One would think that the “Three States” had now run of out bad luck and would get a break. However, it seemed only to intensify in 1901. On a trip up river from Apalachicola, once again, a deck hand, Crum Grant, either fell, jumped or was pushed overboard in the same unknown fashion as what had happened on the “Janie Rae”, and in the same place.
Remember, the “Three States” was powered with machinery from the “Janie Rae”. Could there be some mystical revenge at work here? The circumstances which surrounded these happenings were very similar. It was as though Grant may have been pushed overboard to his death. If so, was he pushed by Broadway?
Grant’s body was not found until the “Three States” was on her return trip down the Apalachicola River. Once again, a body was buried on the banks of the river.
Later that year, 2nd Engineer J.I. Wells, died while on the “Three States”, on a trip down the Chattahoochee River. He had contracted dysentery and by the time a doctor was available, it was too late and nothing could be done to help him.
As if all of those happenings were not enough, in December of 1901, the “Three States”, was partially destroyed by a mysterious, early morning fire. The alarm went off and the fire department came. They concentrated their efforts on saving her hull. They did this by cutting a hole in her hull so she would set down on the river’s bottom. This strategy worked.
Most people thought that the “Three States” was damaged beyond repair. Twice now the machinery had burned. However, the hull was repairable and was sold to the highest bidder. Once again, the “Three States” was resurrected and went to work, this time on the Suwannee River. However, after only a few months, she returned to Columbus, and once again, was in need of repair. To seemingly prove this point, she sank slowly at her wharf and was once again resurrected.

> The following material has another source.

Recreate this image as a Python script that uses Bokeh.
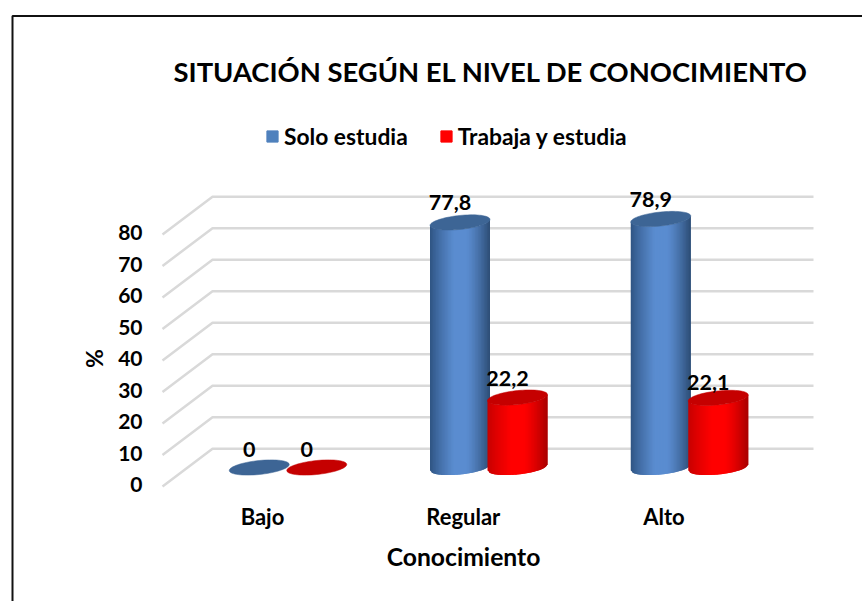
import math
from bokeh.embed import file_html
from bokeh.resources import INLINE
from bokeh.plotting import figure
from bokeh.core.properties import value
from bokeh.models import FixedTicker, Label, Legend, LegendItem, LinearAxis, Range1d

TITLE = "SITUACIÓN SEGÚN EL NIVEL DE CONOCIMIENTO"
CATEGORIES = ["Bajo", "Regular", "Alto"]
SOLO_ESTUDIA = [0, 77.8, 78.9]
TRABAJA_Y_ESTUDIA = [0, 22.2, 22.1]
LABELS_SOLO = ["0", "77,8", "78,9"]
LABELS_TRABAJA = ["0", "22,2", "22,1"]
VALUE_TICKS = [0, 10, 20, 30, 40, 50, 60, 70, 80]
FONT = "Lato"
NAN = float("nan")

# page geometry
PX_X = 200.75         # px per category
PX_Y = 3.15           # px per value unit
FIG_W, FIG_H = 862, 601
X0_PAGE, Y0_PAGE = 262, 484


def dx(px):
    return (px - X0_PAGE) / PX_X


def dy(py):
    return (Y0_PAGE - py) / PX_Y


p = figure(width=FIG_W, height=FIG_H, output_backend="svg", toolbar_location=None,
           x_axis_location=None, y_axis_location=None,
           x_range=Range1d(dx(0), dx(FIG_W)), y_range=Range1d(dy(FIG_H), dy(0)),
           min_border_left=0, min_border_right=0, min_border_top=0, min_border_bottom=0,
           background_fill_color="white", border_fill_color="white", outline_line_color=None)
p.grid.visible = False

yaxis = LinearAxis(ticker=FixedTicker(ticks=VALUE_TICKS), fixed_location=dx(150),
                   axis_line_color=None, major_tick_line_color=None, minor_tick_line_color=None,
                   major_tick_out=0, major_tick_in=0,
                   major_label_text_font=FONT, major_label_text_font_style="bold",
                   major_label_text_font_size="21px", major_label_text_color="black",
                   major_label_standoff=8)
p.add_layout(yaxis, "left")
xaxis = LinearAxis(ticker=FixedTicker(ticks=[0, 1, 2]), fixed_location=dy(498),
                   major_label_overrides={i: c for i, c in enumerate(CATEGORIES)},
                   axis_line_color=None, major_tick_line_color=None, minor_tick_line_color=None,
                   major_tick_out=0, major_tick_in=0,
                   major_label_text_font=FONT, major_label_text_font_style="bold",
                   major_label_text_font_size="22px", major_label_text_color="black",
                   major_label_standoff=4)
p.add_layout(xaxis, "below")

for text, x, y, angle, size, align in [(TITLE, dx(173), dy(71), 0, "27.4px", "left"),
                                       ("%", dx(93), dy(358), math.pi / 2, "23px", "center"),
                                       ("Conocimiento", dx(463), dy(556), 0, "24.7px", "center")]:
    p.add_layout(Label(x=x, y=y, text=text, angle=angle, text_font=FONT, text_font_style="bold",
                       text_font_size=size, text_color="black", text_align=align,
                       text_baseline="middle"))

# outer frame: only its top and left edges land inside the page
p.line([dx(FIG_W + 10), dx(12), dx(12)], [dy(15.5), dy(15.5), dy(FIG_H + 10)],
       line_color="#111111", line_width=2)

# 3-D gridlines: back wall with a diagonal to the front
DEPTH_Y = (484 - 448.3) / PX_Y
FRONT_DROP = 0.6
gx, gy = [], []
for t in VALUE_TICKS:
    gx.append([dx(162), dx(212), dx(813)])
    gy.append([t - FRONT_DROP, t + DEPTH_Y, t + DEPTH_Y])
p.multi_line(gx, gy, line_color="#d9d9d9", line_width=2.5)


def mix(c1, c2, f):
    return "#%02x%02x%02x" % tuple(round(a + (b - a) * f) for a, b in zip(c1, c2))


def shade(u, edge_l, mid, edge_r):
    """u in -1..1 horizontal position across a cylinder"""
    if u < 0:
        return mix(edge_l, mid, min(1, (u + 1) / 0.8) ** 0.8)
    return mix(mid, edge_r, max(0, (u - 0.2) / 0.8) ** 1.3)


BASE_Y = dy(467)    # data height of cylinder-bottom centre
HALF_W = 30 / PX_X
HALF_H = 7 / PX_Y
TILT = 3 / PX_Y
STRIPS = 40


def arc(u):
    return TILT * u - HALF_H * math.sqrt(max(0, 1 - u * u))


def cylinder(cx, val, edge_l, mid, edge_r, top):
    xs, ys, colors = [], [], []
    if val > 0:
        us = [-1 + 2 * i / STRIPS for i in range(STRIPS + 1)]
        for i in range(STRIPS):
            u0 = us[i]
            u1 = us[min(i + 2, STRIPS)]  # overlap the next strip so no seams show
            xs.append([cx + HALF_W * u0, cx + HALF_W * u1, cx + HALF_W * u1, cx + HALF_W * u0])
            ys.append([BASE_Y + arc(u0), BASE_Y + arc(u1), BASE_Y + val + arc(u1), BASE_Y + val + arc(u0)])
            colors.append(shade((us[i] + us[i + 1]) / 2, edge_l, mid, edge_r))
        p.patches(xs, ys, fill_color=colors, line_color=None)
    ex, ey = [], []
    for k in range(72):
        a = 2 * math.pi * k / 72
        ex.append(cx + HALF_W * math.cos(a))
        ey.append(BASE_Y + val + HALF_H * math.sin(a) + TILT * math.cos(a))
    p.patch(ex, ey, fill_color=top, line_color=top, line_width=0.5)


BLUE = ((0x2d, 0x52, 0x80), (0x5a, 0x8c, 0xd0), (0x2c, 0x4c, 0x74), "#3d6595")
RED = ((0xc4, 0x00, 0x00), (0xff, 0x00, 0x00), (0xa8, 0x00, 0x00), "#c50000")
OFF_BLUE, OFF_RED = (258.75 - X0_PAGE) / PX_X, (316.25 - X0_PAGE) / PX_X

for i in range(len(CATEGORIES)):
    cylinder(i + OFF_BLUE, SOLO_ESTUDIA[i], *BLUE)
    cylinder(i + OFF_RED, TRABAJA_Y_ESTUDIA[i], *RED)

# data labels
LABEL_DX = -10 / PX_X
LABEL_DY = 18 / PX_Y
NUDGE_SOLO = [0, -2, -1]
NUDGE_TRABAJA = [0, -1, 3]
lx = [i + OFF_BLUE + LABEL_DX for i in range(3)] + [i + OFF_RED + LABEL_DX for i in range(3)]
ly = ([BASE_Y + v + LABEL_DY - n / PX_Y for v, n in zip(SOLO_ESTUDIA, NUDGE_SOLO)]
      + [BASE_Y + v + LABEL_DY - n / PX_Y for v, n in zip(TRABAJA_Y_ESTUDIA, NUDGE_TRABAJA)])
p.text(lx, ly, text=LABELS_SOLO + LABELS_TRABAJA, text_font=value(FONT), text_font_style="bold",
       text_font_size="21.5px", text_color="black", text_align="center", text_baseline="middle")

# legend
r1 = p.quad(left=[NAN], right=[NAN], top=[NAN], bottom=[NAN], fill_color="#4f81bd", line_color="#4f81bd")
r2 = p.quad(left=[NAN], right=[NAN], top=[NAN], bottom=[NAN], fill_color="#ff0000", line_color="#ff0000")
legend = Legend(items=[LegendItem(label="Solo estudia", renderers=[r1]),
                       LegendItem(label="Trabaja y estudia", renderers=[r2])],
                orientation="horizontal", location=(265, 451), margin=0, padding=0, spacing=31,
                glyph_width=14, glyph_height=14, label_standoff=5,
                label_text_font=FONT, label_text_font_style="bold", label_text_font_size="22.8px",
                label_text_color="black", border_line_color=None, background_fill_alpha=0)
p.add_layout(legend, "center")

open("out.html", "w").write(file_html(p, INLINE))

Apparently not superstitious, in 1902, the newly formed Bainbridge Navigation Company, bought her and added her to their fleet, the first boat that they had purchased. Another company wanted the machinery from the steamboat but they did not come to claim it, so everything was sold to Bainbridge. Her hull was repaired and it was outfitted in style. It would now accommodate 75 passengers in comfort. It was equipped with fine furniture for its cabins as well as carpeting. Even hot and cold baths could be arranged for.
The “Three States” was now assigned to Captain T.B. Whiteside, one of the best captains of this time. Captain Whiteside’s wife even served as purser on board. This was only one of very few women who worked in this exclusively male world of the steamboat. However, Captain Whiteside didn’t get to navigate the “Three States” for very long. Tragically, he died of pneumonia. Once again, a death. Now the steamboat was sold, this time to the Georgia-Florida Navigation Company.
Here the history on the “Three States” drifts into the past. It did continue to serve on the rivers because there is a record of it sinking on a sandbar when it scraped a hole in its hull. It was repaired and became a substitute steamboat when one boat on the Georgia-Florida Navigation Company’s line was being repaired. She continued serving until 1920, when she was abandoned somewhere on the Apalachicola River. Perhaps, it was where the two men who “fell overboard” and drowned were buried.